One of the things that first attracted me to the field of physical therapy was the variety of skills needed in the profession. Everyday, when working with my clients, I had to be a good listener, an investigator, a problem solver and a teacher. As a partner in our practice, I see the details, work with the numbers, work through problems logically and even deal with equipment when it needs fixing. It’s all in a day’s work in a small, independent practice like Foothills.
Outside the office, there’s one hat that I’ve been wearing for many years: the policy hat.
Early in my career, I was asked to help with research on legislative issues in physical therapy. This work started as online searches for examples of law from other states, or studies that supported the need for physical therapy education standards. I liked this work and found it interesting and thought provoking. Then one day, I was asked to testify at a legislative hearing. To say I was nervous was an understatement. I had to hold my hands firmly on the table to keep the legislators from seeing them shake. I did well and, as a result, was encouraged to continue this part of my work.
Several years later, I was asked to become a member of the advisory committee of physical therapy to the board of medicine here in New Hampshire. My application was accepted and I was appointed by the Governor. It took some time to really understand my new role. As a committee member, I was to represent the public, not the profession as a whole. “What is best for the public?” became my mantra. Patients’ needs had to come first.
As a member of this committee, I learned of a national organization of members of physical therapy boards and advisory committees, the Federation of State Boards of Physical Therapy (FSBPT). I began attending meetings, developing a better understanding of my role on the advisory committee, hearing how other states worked and learning better how a licensing board works to protect the public. My interest in the legislative aspect earned me a place on the FSBPT Ethics and Legislative Committee.

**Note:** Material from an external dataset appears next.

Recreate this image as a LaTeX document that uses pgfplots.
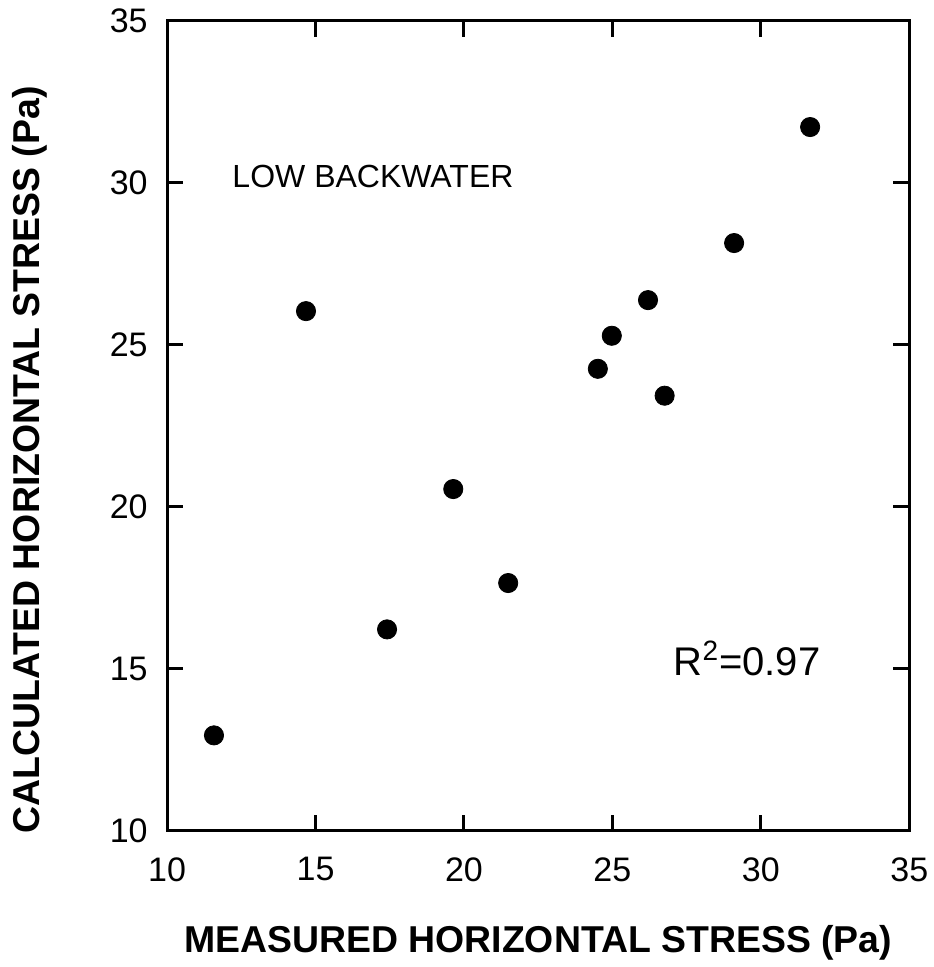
\documentclass[border=0pt]{standalone}
\usepackage{pgfplots}
\pgfplotsset{compat=1.18}
\usepackage{fontspec}
\setmainfont{Liberation Sans}
\begin{document}
\begin{tikzpicture}
\begin{axis}[
  scale only axis,
  width=371pt, height=405pt,
  xmin=10, xmax=35, ymin=10, ymax=35,
  xtick={10,15,20,25,30,35}, ytick={10,15,20,25,30,35},
  tick align=inside,
  major tick length=8pt,
  axis line style={line width=1.5pt},
  every tick/.style={line width=1.5pt, black},
  /pgf/number format/assume math mode=true,
  ticklabel style={font=\fontsize{17}{20}\selectfont, inner sep=0pt},
  xticklabel style={anchor=north, yshift=-13pt},
  yticklabel style={anchor=east, xshift=-9.5pt},
  xlabel={\textbf{MEASURED HORIZONTAL STRESS (Pa)}},
  ylabel={\textbf{CALCULATED HORIZONTAL STRESS (Pa)}},
  label style={font=\fontsize{18.7}{22}\selectfont, inner sep=0pt},
  xlabel style={at={(rel axis cs:0.5,-0.1494)}, anchor=base},
  ylabel style={at={(rel axis cs:-0.1846,0.458)}, anchor=center, rotate=0},
  clip=false,
]
\addplot[only marks, mark=*, mark size=4.8pt, black] coordinates {
  (11.58,12.95) (14.68,26.04) (17.41,16.22) (19.64,20.55) (21.49,17.65)
  (24.51,24.26) (24.98,25.28) (26.20,26.38) (26.76,23.43) (29.10,28.14)
  (31.66,31.72)
};
\node[anchor=base west, font=\fontsize{16}{19}\selectfont, inner sep=0pt] at (axis cs:12.19,29.84) {LOW BACKWATER};
\node[anchor=base west, font=\fontsize{20}{24}\selectfont, inner sep=0pt] at (axis cs:27.05,14.80) {R\textsuperscript{2}=0.97};
\path (rel axis cs:-0.2251,-0.1679) rectangle (rel axis cs:1.0323,1.0256);
\end{axis}
\end{tikzpicture}
\end{document}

It was what I learned as a participant of this committee that allowed me, in conjunction with ten others, to craft and have passed legislation in New Hampshire to create an independent Physical Therapy Board.
I went on to chair the Ethics and Legislation Committee, be elected to the FSBPT Board of Directors, and ultimately be elected as President of FSBPT Board of Directors.

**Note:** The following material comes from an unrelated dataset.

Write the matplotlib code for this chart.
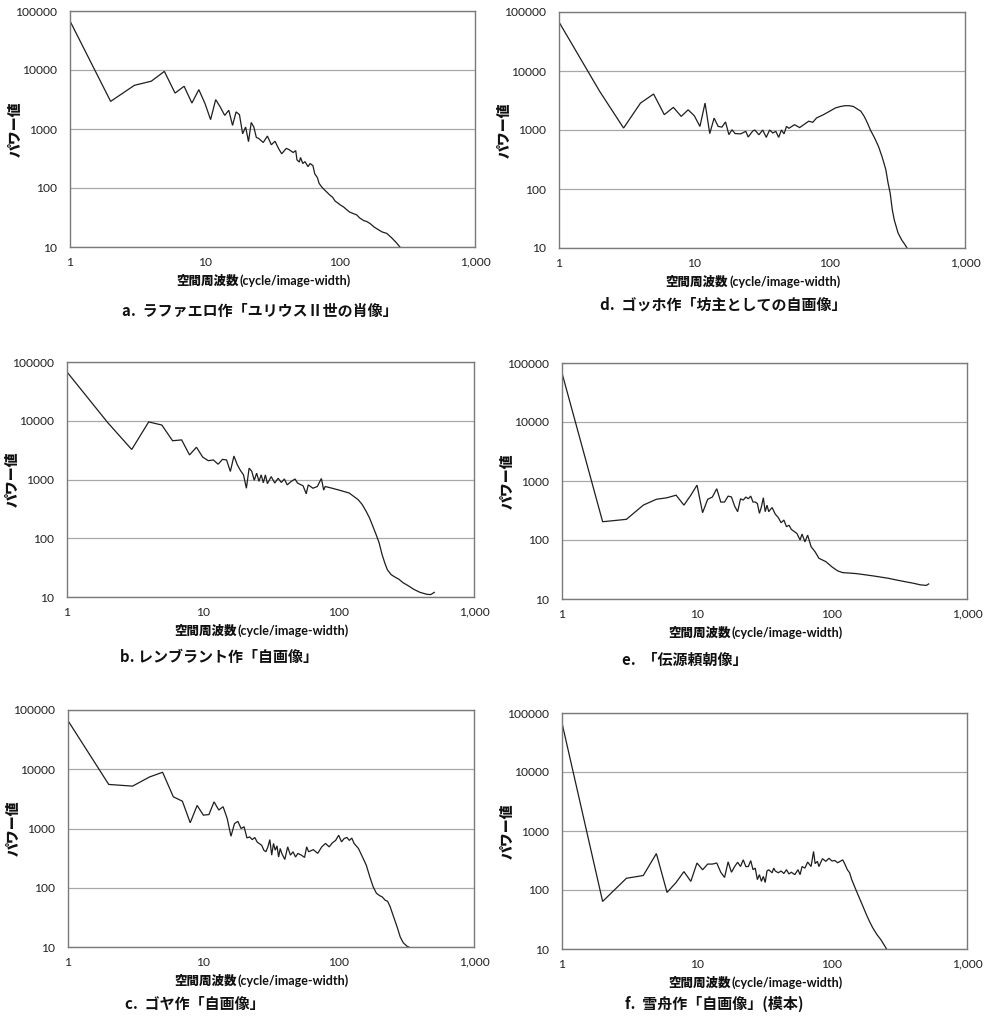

I also continued my work locally in the legislative arena, working with many others to change the law to allow the public to directly access physical therapy services, and to choose which physical therapy provider they want to provide those services.

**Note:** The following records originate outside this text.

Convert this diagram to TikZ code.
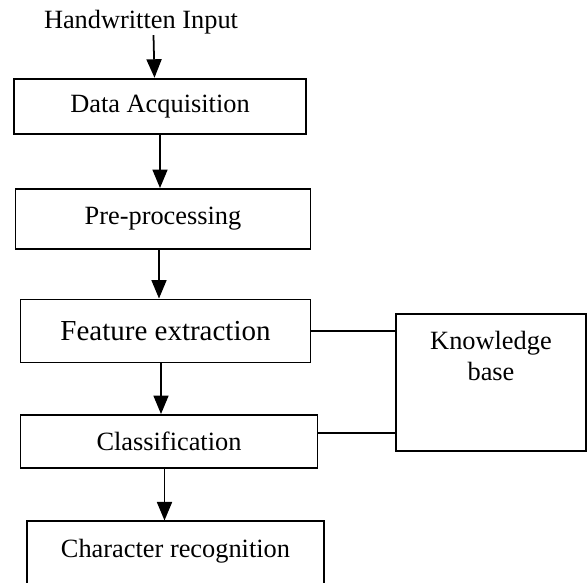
\documentclass[tikz,border=0pt]{standalone}
\usepackage{fontspec}
\setmainfont{Liberation Serif}
\usetikzlibrary{arrows.meta}

\begin{document}
\begin{tikzpicture}[
  stage/.style={draw, line width=1.1pt, inner sep=0pt, font=\fontsize{15}{17.6}\selectfont},
  arr/.style={line width=1pt, -{Triangle[length=0.37cm,width=0.3cm]}},
  link/.style={line width=0.7pt}
]
\clip (0,0) rectangle (11.74,11.66);
%\draw[step=0.5cm,gray,very thin] (0,0) grid (11.74,11.66); %background grid

\node[font=\fontsize{15}{17.6}\selectfont] (hw) at (2.82,11.22) {Handwritten Input};

%---------------------------------------------------
\node[stage, minimum width=5.83cm, minimum height=1.11cm] (da) at (3.20,9.53) {Data Acquisition};
\node[stage, minimum width=5.90cm, minimum height=1.20cm] (pp) at (3.26,7.28) {Pre-processing};
\node[stage, minimum width=5.80cm, minimum height=1.26cm, font=\fontsize{16.5}{19.8}\selectfont] (fe) at (3.31,5.04) {Feature extraction};
\node[stage, minimum width=5.94cm, minimum height=1.06cm] (cl) at (3.38,2.83) {Classification};
\node[stage, anchor=north, minimum width=5.94cm, text height=0.73cm, text depth=0.9cm] (cr) at (3.51,1.25) {Character recognition};

%---------------------------------------------------
\node[stage, minimum width=3.81cm, text height=0.714cm, text depth=2.016cm] (kb) at (9.82,4.01) {\begin{tabular}[t]{@{}c@{}}Knowledge\\base\end{tabular}};

%---------------------------------------------------
\draw[arr] ([xshift=0.25cm,yshift=0.1cm]hw.south) -- ([xshift=-0.11cm]da.north);
\draw[arr] (da.south) -- (da.south |- pp.north);
\draw[arr] ([xshift=-0.08cm]pp.south) -- ([xshift=-0.08cm]pp.south |- fe.north);
\draw[arr] ([xshift=-0.09cm]fe.south) -- ([xshift=-0.09cm]fe.south |- cl.north);
\draw[arr] ([xshift=-0.09cm]cl.south) -- ([xshift=-0.09cm]cl.south |- cr.north);

\draw[link] (fe.east) -- (fe.east -| kb.west);
\draw[link] ([yshift=0.17cm]cl.east) -- ([yshift=0.17cm]cl.east -| kb.west);

\end{tikzpicture}
\end{document}
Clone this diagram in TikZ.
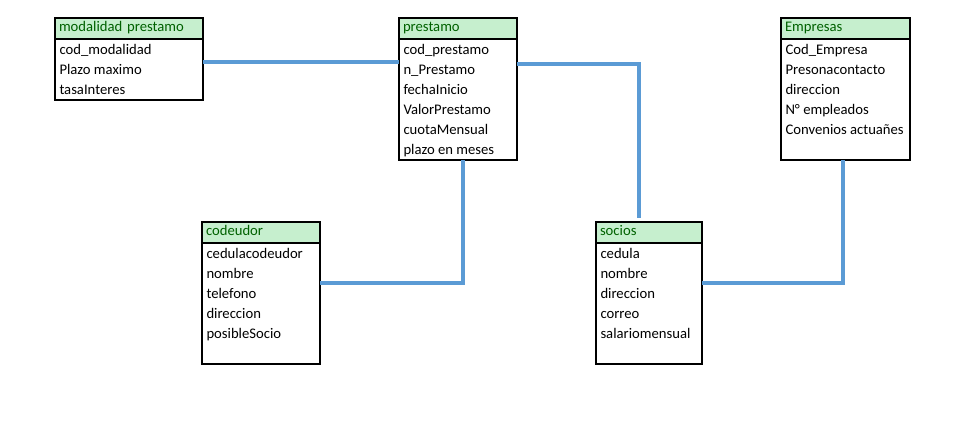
\documentclass[tikz,border=0pt]{standalone}
\usepackage{fontspec}
\setmainfont{Carlito}
\usetikzlibrary{positioning}
\definecolor{hdrgreen}{RGB}{198,239,206}
\definecolor{hdrtext}{RGB}{0,97,0}
\definecolor{linkblue}{RGB}{91,155,213}
\tikzset{every picture/.style={line width=0.75pt}}
\tikzset{
  tblhead/.style={draw, line width=1.5pt, outer sep=0pt, fill=hdrgreen, text=hdrtext, anchor=north west, inner xsep=3pt, inner ysep=0pt, minimum height=15.75pt, align=left, text height=7.5pt, text depth=2.5pt, font=\fontsize{11}{13}\selectfont},
  tblbody/.style={draw, line width=1.5pt, outer sep=0pt, inner sep=0pt},
  fld/.style={anchor=west, inner xsep=3pt, inner ysep=0pt, text height=7.5pt, text depth=2.5pt, font=\fontsize{11}{13}\selectfont},
  link/.style={draw=linkblue, line width=3pt}
}
\begin{document}
\begin{tikzpicture}[x=0.75pt,y=0.75pt,yscale=-1,xscale=1]
\useasboundingbox (0,0) rectangle (972,436);

%Table: modalidad prestamo
\node[tblhead, text width=105pt] (modhead) at (55,18) {modalidad prestamo};
\node[tblbody, below right=0pt of modhead.south west, minimum width=111pt, minimum height=45.75pt] (modbody) {};
\node[fld] (mod1) at (55,51.5) {cod\_modalidad};
\node[fld] (mod2) at (55,71.5) {Plazo maximo};
\node[fld] (mod3) at (55,91.5) {tasaInteres};

%Table: prestamo
\node[tblhead, text width=82.5pt] (prhead) at (399,18) {prestamo};
\node[tblbody, below right=0pt of prhead.south west, minimum width=88.5pt, minimum height=90.75pt] (prbody) {};
\node[fld] (pr1) at (399,51.5) {cod\_prestamo};
\node[fld] (pr2) at (399,71.5) {n\_Prestamo};
\node[fld] (pr3) at (399,91.5) {fechaInicio};
\node[fld] (pr4) at (399,111.5) {ValorPrestamo};
\node[fld] (pr5) at (399,131.5) {cuotaMensual};
\node[fld] (pr6) at (399,151.5) {plazo en meses};

%Table: Empresas
\node[tblhead, text width=90.75pt] (emphead) at (781,18) {Empresas};
\node[tblbody, below right=0pt of emphead.south west, minimum width=96.75pt, minimum height=90.75pt] (empbody) {};
\node[fld] (emp1) at (781,51.5) {Cod\_Empresa};
\node[fld] (emp2) at (781,71.5) {Presonacontacto};
\node[fld] (emp3) at (781,91.5) {direccion};
\node[fld] (emp4) at (781,111.5) {N° empleados};
\node[fld] (emp5) at (781,131.5) {Convenios actuañes};

%Table: codeudor
\node[tblhead, text width=82.5pt] (codhead) at (202,222) {codeudor};
\node[tblbody, below right=0pt of codhead.south west, minimum width=88.5pt, minimum height=90.75pt] (codbody) {};
\node[fld] (cod1) at (202,255.5) {cedulacodeudor};
\node[fld] (cod2) at (202,275.5) {nombre};
\node[fld] (cod3) at (202,295.5) {telefono};
\node[fld] (cod4) at (202,315.5) {direccion};
\node[fld] (cod5) at (202,335.5) {posibleSocio};

%Table: socios
\node[tblhead, text width=73.5pt] (sochead) at (596,222) {socios};
\node[tblbody, below right=0pt of sochead.south west, minimum width=79.5pt, minimum height=90.75pt] (socbody) {};
\node[fld] (soc1) at (596,255.5) {cedula};
\node[fld] (soc2) at (596,275.5) {nombre};
\node[fld] (soc3) at (596,295.5) {direccion};
\node[fld] (soc4) at (596,315.5) {correo};
\node[fld] (soc5) at (596,335.5) {salariomensual};

%Connector: modalidad prestamo - prestamo
\draw[link] (modbody.east |- 0,62) -- (prbody.west |- 0,62);
%Connector: prestamo - socios
\draw[link, shorten >=3pt] (prbody.east |- 0,64) -| (sochead.north -| 639,0);
%Connector: prestamo - codeudor
\draw[link] (prbody.south -| 462.5,0) |- (codbody.east |- 0,283);
%Connector: socios - Empresas
\draw[link] (socbody.east |- 0,283) -| (empbody.south -| 843,0);

\end{tikzpicture}
\end{document}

Wearing the policy hat gives me a broader view than I might otherwise have, and helps me to remember all that’s at stake and how far we’ve come.
My work with legislative issues and appreciation for putting first what is best for the public is reflected in my philosophy about client education—helping clients to know that their choices matter and that they are entitled to receive complete information about their condition from me or other providers. The choice of how and with whom to receive their health care is their choice alone, and I will help them with as much information as they need to help them make those decisions.
Wearing the policy hat gives me a broader view than I might otherwise have, and helps me to remember all that’s at stake and how far we’ve come. That broad view deepens my commitment to providing quality care and first-rate information for my patients and it all ends up being pieces of the same whole. In the end, it’s really just one big hat after all. In an ever-evolving regulatory environment, it might be possible to get lost in the details, but my work at Foothills never lets me forget that it really is all about the patients.